EXTRACTED DATA —
════════
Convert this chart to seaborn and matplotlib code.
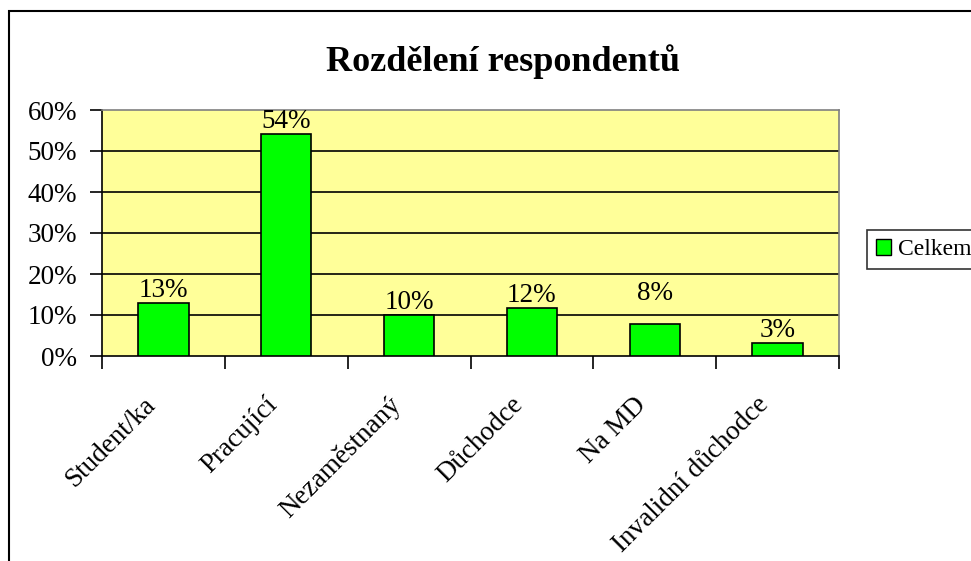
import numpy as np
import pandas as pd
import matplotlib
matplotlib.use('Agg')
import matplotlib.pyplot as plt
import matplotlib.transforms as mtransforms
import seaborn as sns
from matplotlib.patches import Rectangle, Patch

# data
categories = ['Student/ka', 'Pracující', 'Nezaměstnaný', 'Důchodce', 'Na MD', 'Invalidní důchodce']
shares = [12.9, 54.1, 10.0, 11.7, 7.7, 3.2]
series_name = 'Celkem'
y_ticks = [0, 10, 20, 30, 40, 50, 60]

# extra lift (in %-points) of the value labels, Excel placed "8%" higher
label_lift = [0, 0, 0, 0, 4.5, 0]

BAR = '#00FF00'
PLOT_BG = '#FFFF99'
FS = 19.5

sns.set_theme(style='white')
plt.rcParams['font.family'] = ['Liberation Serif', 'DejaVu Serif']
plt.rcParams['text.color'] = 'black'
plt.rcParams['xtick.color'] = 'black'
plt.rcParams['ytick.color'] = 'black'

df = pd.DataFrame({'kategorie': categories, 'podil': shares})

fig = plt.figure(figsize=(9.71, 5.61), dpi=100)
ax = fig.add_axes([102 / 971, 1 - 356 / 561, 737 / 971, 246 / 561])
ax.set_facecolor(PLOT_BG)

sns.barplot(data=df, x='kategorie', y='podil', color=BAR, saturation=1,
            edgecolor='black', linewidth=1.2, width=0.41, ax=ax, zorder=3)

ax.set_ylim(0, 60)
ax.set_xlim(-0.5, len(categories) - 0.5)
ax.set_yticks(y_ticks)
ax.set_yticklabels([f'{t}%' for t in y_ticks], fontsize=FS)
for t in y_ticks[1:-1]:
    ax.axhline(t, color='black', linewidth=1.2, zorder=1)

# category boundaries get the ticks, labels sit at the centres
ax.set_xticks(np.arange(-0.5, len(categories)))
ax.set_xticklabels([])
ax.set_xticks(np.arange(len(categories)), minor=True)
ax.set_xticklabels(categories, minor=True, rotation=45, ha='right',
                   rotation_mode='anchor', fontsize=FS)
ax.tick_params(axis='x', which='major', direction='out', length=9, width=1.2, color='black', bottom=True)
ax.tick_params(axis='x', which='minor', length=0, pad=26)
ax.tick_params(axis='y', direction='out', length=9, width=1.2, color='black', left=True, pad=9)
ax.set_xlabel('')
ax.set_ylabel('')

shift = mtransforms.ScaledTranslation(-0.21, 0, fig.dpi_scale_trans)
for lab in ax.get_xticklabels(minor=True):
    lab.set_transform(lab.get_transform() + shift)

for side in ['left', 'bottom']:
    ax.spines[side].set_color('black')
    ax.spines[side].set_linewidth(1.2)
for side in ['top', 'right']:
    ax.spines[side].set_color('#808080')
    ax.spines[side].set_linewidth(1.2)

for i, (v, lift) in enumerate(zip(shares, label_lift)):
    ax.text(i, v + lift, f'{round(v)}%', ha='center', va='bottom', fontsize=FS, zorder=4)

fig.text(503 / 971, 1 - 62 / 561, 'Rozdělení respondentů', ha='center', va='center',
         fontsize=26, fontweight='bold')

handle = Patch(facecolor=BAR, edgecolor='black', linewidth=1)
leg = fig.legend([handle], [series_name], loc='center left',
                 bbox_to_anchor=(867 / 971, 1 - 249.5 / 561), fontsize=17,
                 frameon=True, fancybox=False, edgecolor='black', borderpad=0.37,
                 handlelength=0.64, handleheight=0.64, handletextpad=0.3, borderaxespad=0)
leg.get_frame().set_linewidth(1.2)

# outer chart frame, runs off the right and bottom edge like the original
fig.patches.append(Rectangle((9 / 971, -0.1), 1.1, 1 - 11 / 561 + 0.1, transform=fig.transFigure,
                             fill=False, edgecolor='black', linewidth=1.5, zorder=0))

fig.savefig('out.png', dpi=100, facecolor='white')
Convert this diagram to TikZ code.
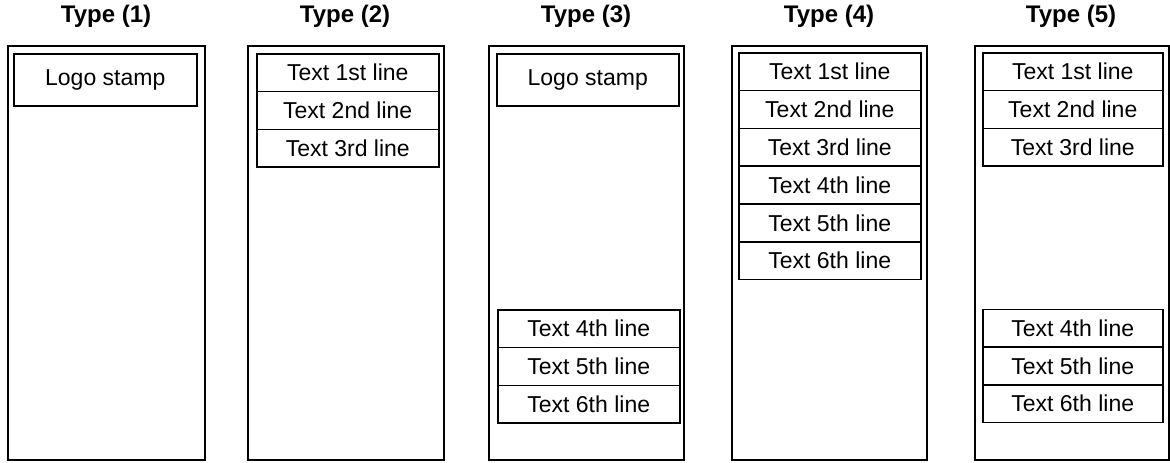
════════
WHAT TO WORK ON —
Repeat the listing in full and exactly. Do not include any images.

TASK RESPONSE —
Convert this chart to seaborn and matplotlib code.
import numpy as np
import pandas as pd
import matplotlib
matplotlib.use('Agg')
import matplotlib.pyplot as plt
import matplotlib.transforms as mtransforms
import seaborn as sns
from matplotlib.patches import Rectangle, Patch

# data
categories = ['Student/ka', 'Pracující', 'Nezaměstnaný', 'Důchodce', 'Na MD', 'Invalidní důchodce']
shares = [12.9, 54.1, 10.0, 11.7, 7.7, 3.2]
series_name = 'Celkem'
y_ticks = [0, 10, 20, 30, 40, 50, 60]

# extra lift (in %-points) of the value labels, Excel placed "8%" higher
label_lift = [0, 0, 0, 0, 4.5, 0]

BAR = '#00FF00'
PLOT_BG = '#FFFF99'
FS = 19.5

sns.set_theme(style='white')
plt.rcParams['font.family'] = ['Liberation Serif', 'DejaVu Serif']
plt.rcParams['text.color'] = 'black'
plt.rcParams['xtick.color'] = 'black'
plt.rcParams['ytick.color'] = 'black'

df = pd.DataFrame({'kategorie': categories, 'podil': shares})

fig = plt.figure(figsize=(9.71, 5.61), dpi=100)
ax = fig.add_axes([102 / 971, 1 - 356 / 561, 737 / 971, 246 / 561])
ax.set_facecolor(PLOT_BG)

sns.barplot(data=df, x='kategorie', y='podil', color=BAR, saturation=1,
            edgecolor='black', linewidth=1.2, width=0.41, ax=ax, zorder=3)

ax.set_ylim(0, 60)
ax.set_xlim(-0.5, len(categories) - 0.5)
ax.set_yticks(y_ticks)
ax.set_yticklabels([f'{t}%' for t in y_ticks], fontsize=FS)
for t in y_ticks[1:-1]:
    ax.axhline(t, color='black', linewidth=1.2, zorder=1)

# category boundaries get the ticks, labels sit at the centres
ax.set_xticks(np.arange(-0.5, len(categories)))
ax.set_xticklabels([])
ax.set_xticks(np.arange(len(categories)), minor=True)
ax.set_xticklabels(categories, minor=True, rotation=45, ha='right',
                   rotation_mode='anchor', fontsize=FS)
ax.tick_params(axis='x', which='major', direction='out', length=9, width=1.2, color='black', bottom=True)
ax.tick_params(axis='x', which='minor', length=0, pad=26)
ax.tick_params(axis='y', direction='out', length=9, width=1.2, color='black', left=True, pad=9)
ax.set_xlabel('')
ax.set_ylabel('')

shift = mtransforms.ScaledTranslation(-0.21, 0, fig.dpi_scale_trans)
for lab in ax.get_xticklabels(minor=True):
    lab.set_transform(lab.get_transform() + shift)

for side in ['left', 'bottom']:
    ax.spines[side].set_color('black')
    ax.spines[side].set_linewidth(1.2)
for side in ['top', 'right']:
    ax.spines[side].set_color('#808080')
    ax.spines[side].set_linewidth(1.2)

for i, (v, lift) in enumerate(zip(shares, label_lift)):
    ax.text(i, v + lift, f'{round(v)}%', ha='center', va='bottom', fontsize=FS, zorder=4)

fig.text(503 / 971, 1 - 62 / 561, 'Rozdělení respondentů', ha='center', va='center',
         fontsize=26, fontweight='bold')

handle = Patch(facecolor=BAR, edgecolor='black', linewidth=1)
leg = fig.legend([handle], [series_name], loc='center left',
                 bbox_to_anchor=(867 / 971, 1 - 249.5 / 561), fontsize=17,
                 frameon=True, fancybox=False, edgecolor='black', borderpad=0.37,
                 handlelength=0.64, handleheight=0.64, handletextpad=0.3, borderaxespad=0)
leg.get_frame().set_linewidth(1.2)

# outer chart frame, runs off the right and bottom edge like the original
fig.patches.append(Rectangle((9 / 971, -0.1), 1.1, 1 - 11 / 561 + 0.1, transform=fig.transFigure,
                             fill=False, edgecolor='black', linewidth=1.5, zorder=0))

fig.savefig('out.png', dpi=100, facecolor='white')
Convert this diagram to TikZ code.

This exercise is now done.